The blunt Neil Warnock statement that's been proved wrong as Cardiff City plot new path
Neil Warnock did almost everything right during his brilliant three-year reign as Cardiff City manager.
He united the club with its fan base, assembled an exciting squad which achieved promotion to the Premier League and very nearly stayed in the top flight the year after.
He will go down as a legend in these parts and rightly so.
If there is one blot on his copybook, though, it is his record with bringing through youth in the Welsh capital.
The now Middlesbrough boss was quizzed on that aspect of his Bluebirds tenure a year ago, while speaking on BBC 5 Live, and his assessment of the youngsters sprouting through was pretty blunt.
"I was criticised a little bit at Cardiff about the under-23s," the former Cardiff manager said.
"But they just weren't good enough to get in the first team and I don't think they will be in the next few years."
Since that statement, Cardiff have worked diligently to clear a pathway through to the first team for these young players and it's safe to say many of them have taken their chances.
The Bluebirds have not done much right so far this season, but promoting youth is certainly an area of the club which must be applauded.
This season alone, academy products Joel Bagan, Tom Sang, Ciaron Brown, Tom Davies, Tavio d'Almeida, Oliver Denham, Sam Bowen, Kieron Evans, Rubin Colwill and Mark Harris have all turned out for the first team.
Isaak Davies would have been given his debut, too, at the back end of last season. He was due to start against Rotherham on the final day of the campaign, but he suffered a cruel injury on the eve of the match.

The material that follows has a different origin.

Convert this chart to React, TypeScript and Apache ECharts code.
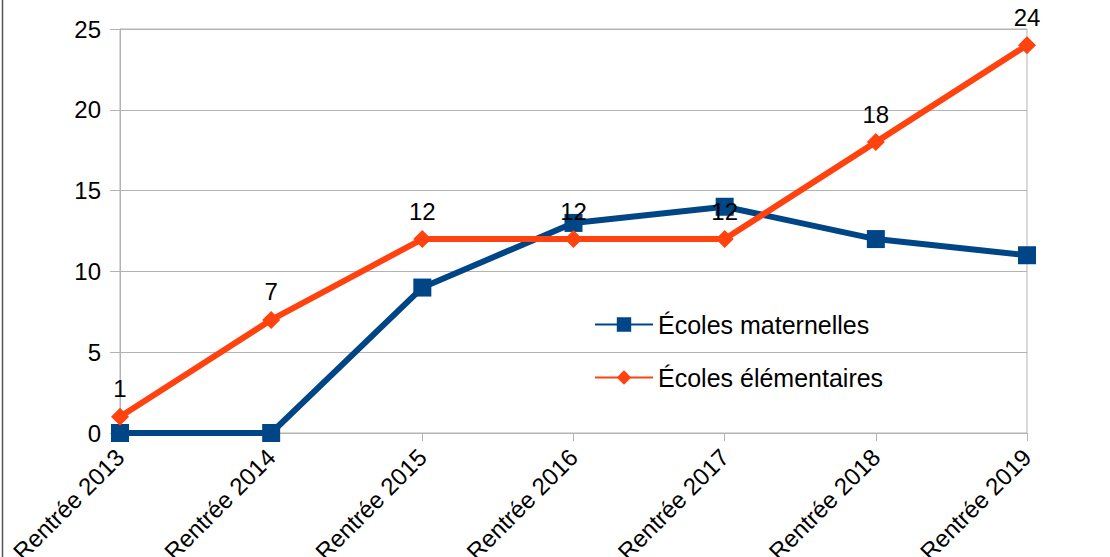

Warnock often argued that the Professional Development League system was not beneficial enough for the youngsters. He said it was a useful tool to get players comfortable on the ball but claimed that, defensively and tactically, it was flawed. Instead, he preferred to send the rising stars out on loan to Cymru Premier clubs.
However, during Warnock's reign, Cardiff won the Professional Development League 2 South, the under-18s league competition, in April 2019.

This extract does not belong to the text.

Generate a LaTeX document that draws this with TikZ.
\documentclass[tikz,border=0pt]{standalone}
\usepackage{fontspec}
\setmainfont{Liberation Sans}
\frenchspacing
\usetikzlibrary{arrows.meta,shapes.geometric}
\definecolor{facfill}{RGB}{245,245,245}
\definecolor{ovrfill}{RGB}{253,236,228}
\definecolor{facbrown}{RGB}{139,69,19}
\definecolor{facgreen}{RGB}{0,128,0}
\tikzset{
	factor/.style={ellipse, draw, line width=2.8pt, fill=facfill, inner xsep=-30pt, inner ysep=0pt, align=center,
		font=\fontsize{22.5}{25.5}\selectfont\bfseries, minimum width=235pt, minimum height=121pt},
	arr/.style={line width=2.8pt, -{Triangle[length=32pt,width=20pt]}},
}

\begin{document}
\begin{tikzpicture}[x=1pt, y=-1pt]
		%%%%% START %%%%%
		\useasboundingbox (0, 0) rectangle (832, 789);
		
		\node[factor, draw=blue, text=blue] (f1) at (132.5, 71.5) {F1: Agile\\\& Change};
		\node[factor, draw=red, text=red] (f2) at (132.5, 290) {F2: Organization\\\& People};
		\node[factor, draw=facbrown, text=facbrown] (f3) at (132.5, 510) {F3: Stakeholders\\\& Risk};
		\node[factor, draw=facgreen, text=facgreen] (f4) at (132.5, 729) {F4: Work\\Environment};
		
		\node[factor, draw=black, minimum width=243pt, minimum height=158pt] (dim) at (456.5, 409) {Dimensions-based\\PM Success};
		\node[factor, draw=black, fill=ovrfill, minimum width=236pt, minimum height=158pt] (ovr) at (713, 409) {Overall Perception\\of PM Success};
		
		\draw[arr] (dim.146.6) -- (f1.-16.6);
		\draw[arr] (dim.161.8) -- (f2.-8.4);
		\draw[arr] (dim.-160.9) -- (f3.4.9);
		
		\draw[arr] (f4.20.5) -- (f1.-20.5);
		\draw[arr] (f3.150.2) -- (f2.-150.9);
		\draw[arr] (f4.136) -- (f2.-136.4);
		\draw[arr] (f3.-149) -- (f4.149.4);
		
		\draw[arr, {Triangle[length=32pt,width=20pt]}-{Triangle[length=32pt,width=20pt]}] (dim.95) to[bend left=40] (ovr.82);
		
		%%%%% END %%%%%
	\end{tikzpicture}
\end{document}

The young Bluebirds played out a semi-final match against Leeds to decide who would go on to face Sheffield Wednesday in the grand final. In that team against the Elland Road outfit were a clutch of names which will now be familiar to City fans.
Joel Bagan, Isaak Davies, Sam Bowen and Kieron Evans all played, while Rubin Colwill was even on the bench.

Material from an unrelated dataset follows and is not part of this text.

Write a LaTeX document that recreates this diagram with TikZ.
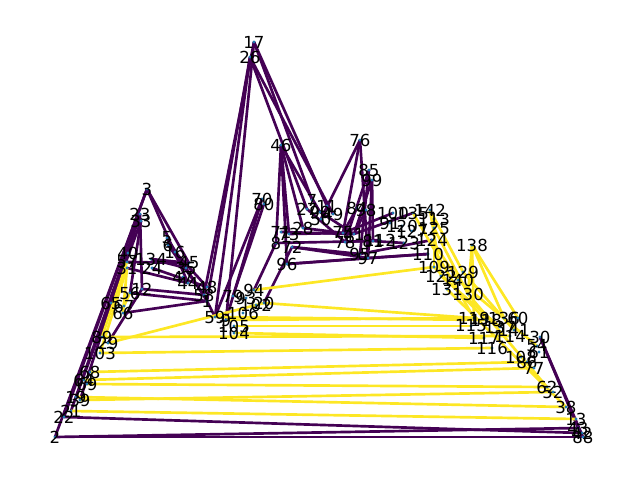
\documentclass[tikz,border=0pt]{standalone}
\usepackage{fontspec}
\setmainfont{DejaVu Sans}
\usepackage{tikz}

\definecolor{vpurple}{HTML}{440154}
\definecolor{vyellow}{HTML}{FDE725}
\definecolor{nodeblue}{HTML}{1F78B4}

\tikzset{
  lowedge/.style={draw=vpurple, line width=1.9pt},
  highedge/.style={draw=vyellow, line width=1.9pt},
  vertexlab/.style={inner sep=0pt, font=\fontsize{11.8}{13}\selectfont},
}

\begin{document}
\begin{tikzpicture}[x=0.025cm, y=-0.025cm]
    \useasboundingbox (0,0) rectangle (640,480);

    % --- Vertex positions (pixel grid) ---
    \foreach \l/\x/\y in {17/254/42, 26/250/57, 46/281/145, 76/360/140, 85/369/170, 99/372/180,
        3/147/189, 23/140/214, 33/141/221, 70/262/199, 80/264/204, 7/312/200, 27/307/209,
        11/327/206, 90/320/212, 49/333/214, 50/321/219, 28/303/228, 84/357/208, 98/366/210,
        71/281/232, 73/289/234, 8/276/243, 72/292/247, 96/287/264, 75/343/233, 41/354/234,
        78/345/242, 81/373/241, 95/360/254, 97/368/258, 100/393/213, 135/413/213, 142/430/210,
        113/434/219, 125/434/228, 91/390/223, 120/402/226, 127/412/231, 112/380/240,
        123/404/243, 124/432/240, 110/428/254, 138/472/245, 109/434/267, 122/441/276,
        129/463/272, 140/458/280, 131/447/289, 130/468/294}
        \coordinate (n\l) at (\x,\y);
    \foreach \l/\x/\y in {40/128/253, 57/127/262, 31/127/268, 134/151/259, 24/152/268,
        5/167/238, 6/168/245, 16/175/252, 45/189/263, 35/186/268, 47/183/277, 44/188/283,
        48/207/287, 58/204/295, 1/207/301, 12/142/289, 56/130/293, 65/111/303, 67/124/306,
        66/123/313, 79/233/296, 93/246/298, 94/254/290, 102/256/305, 20/264/303, 106/243/313,
        59/215/317, 9/226/320, 105/234/326, 104/234/333, 89/102/337, 29/108/343, 103/100/353,
        68/90/372, 64/84/380, 69/87/384, 19/76/397, 39/80/400, 21/71/411, 22/64/417, 2/55/437}
        \coordinate (n\l) at (\x,\y);
    \foreach \l/\x/\y in {119/474/318, 118/486/320, 136/504/318, 60/518/318, 115/471/326,
        137/500/327, 141/514/330, 117/484/338, 114/510/336, 116/492/348, 30/540/337,
        54/537/346, 61/539/352, 108/521/357, 86/527/362, 77/534/368, 62/547/387, 52/553/392,
        38/566/407, 13/576/419, 43/578/428, 42/582/433, 88/583/437}
        \coordinate (n\l) at (\x,\y);

    % --- Low-weight edges ---
    \foreach \a/\b in {17/58, 17/9, 26/59, 26/1, 17/7, 17/11, 26/27, 26/49,
        46/73, 46/28, 46/90, 46/96, 46/8, 70/59, 80/79, 70/9, 20/72, 94/8,
        76/50, 76/75, 76/97, 85/78, 85/95, 99/97, 99/81, 99/41, 84/75, 98/41,
        73/75, 71/41, 8/81, 72/97, 96/110, 28/75, 72/95, 96/97, 27/78, 90/41,
        75/100, 81/123, 41/135, 78/112, 95/124, 97/110,
        3/2, 3/22, 23/21, 33/19, 40/39, 3/45, 3/44, 23/40, 23/12, 33/56,
        5/16, 5/1, 6/58, 16/48, 57/45, 31/44, 134/45, 24/48, 134/35, 12/58,
        56/1, 66/1, 12/29, 40/65, 1/59,
        2/88, 2/43, 22/42, 30/88, 30/43}
        \draw[lowedge] (n\a) -- (n\b);

    % --- High-weight edges ---
    \foreach \a/\b in {57/89, 31/103, 31/66, 56/67, 29/20, 20/119, 59/118, 104/117,
        105/115, 9/119, 103/116, 89/114, 68/86, 64/77, 69/62, 19/38, 39/52, 21/13,
        138/130, 138/119, 138/136, 138/60, 142/129, 135/119, 113/109, 124/140,
        142/122, 125/130, 109/118, 122/137, 129/141, 140/54, 130/62, 131/38, 94/109}
        \draw[highedge] (n\a) -- (n\b);

    % --- Vertices and their labels ---
    \foreach \l in {17, 26, 46, 76, 85, 99, 3, 23, 33, 70, 80, 7, 27, 11, 90, 49, 50, 28, 84, 98,
        71, 73, 8, 72, 96, 75, 41, 78, 81, 95, 97, 100, 135, 142, 113, 125, 91, 120, 127, 112,
        123, 124, 110, 138, 109, 122, 129, 140, 131, 130, 40, 57, 31, 134, 24, 5, 6, 16, 45, 35,
        47, 44, 48, 58, 1, 12, 56, 65, 67, 66, 79, 93, 94, 102, 20, 106, 59, 9, 105, 104, 89,
        29, 103, 68, 64, 69, 19, 39, 21, 22, 2, 119, 118, 136, 60, 115, 137, 141, 117, 114,
        116, 30, 54, 61, 108, 86, 77, 62, 52, 38, 13, 43, 42, 88}
    {
        \fill[nodeblue] (n\l) circle (1.6);
        \node[vertexlab] (lab\l) at (n\l) {\l};
    }
\end{tikzpicture}
\end{document}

They did, however, eventually lose the final against the Owls 3-2.
There were players Warnock liked. He gave Mark Harris his debut and before his exit two years ago he was quietly confident Joel Bagan had what it takes to push through, but the manager always favoured experience and that was of course a hindrance to the youth of the club trying to break into the senior setup.
No one is suggesting all of these players will now go on to be top Championship footballers, either. There are always a few who impress but then fade.
But given the number of youngsters who have been given their opportunity this term, there is enough to suggest that some will go on to have positive careers in the game.
Just this week, Ciaron Brown, Rubin Colwill and Mark Harris jetted off for senior international duty, while Joel Bagan, Sam Bowen, Isaak Davies and Tom Davies all played at youth level for their countries.
In an ironic twist of events, Warnock actually had a bid turned down for Ciaron Brown just this summer.
Given what has happened in the 12 months since Warnock made that claim, one would like to think that the landscape has shifted and a number of Cardiff youngsters have proven they have what it takes to cut it at this level in the years to come.
Naturally, some will drop off the radar, but many are beginning to hold their own, too. Colwill's match-winning double against Nottingham Forest, Bowen's recent displays and Harris' outings for Wales all spring to mind.
There is genuine hope that Cardiff can be more self-sustaining in the years to come.
As always, they will need experienced talent in and around them to coax them through, but the Bluebirds have the bones of a good young team sprouting through now. That has not been the case in recent years.
Credit must be given to the club for implementing a structure in which these young players can strive. Neil Harris was instrumental in that and Mick McCarthy has carried it on and is now reaping the rewards.
Those appointments within the academy, too, such as recruitment chief Kevin Beadell and head of coaching David Hughes, have helped with that as the club doubled down on their desire to force down the average age of the squad and ramp up its value.
Finally, the players themselves must be praised for showing they can make the step up to the first team. In doing so, they are quietly proving to the old first-team boss that they are good enough to make an impact and can save the club millions in the process.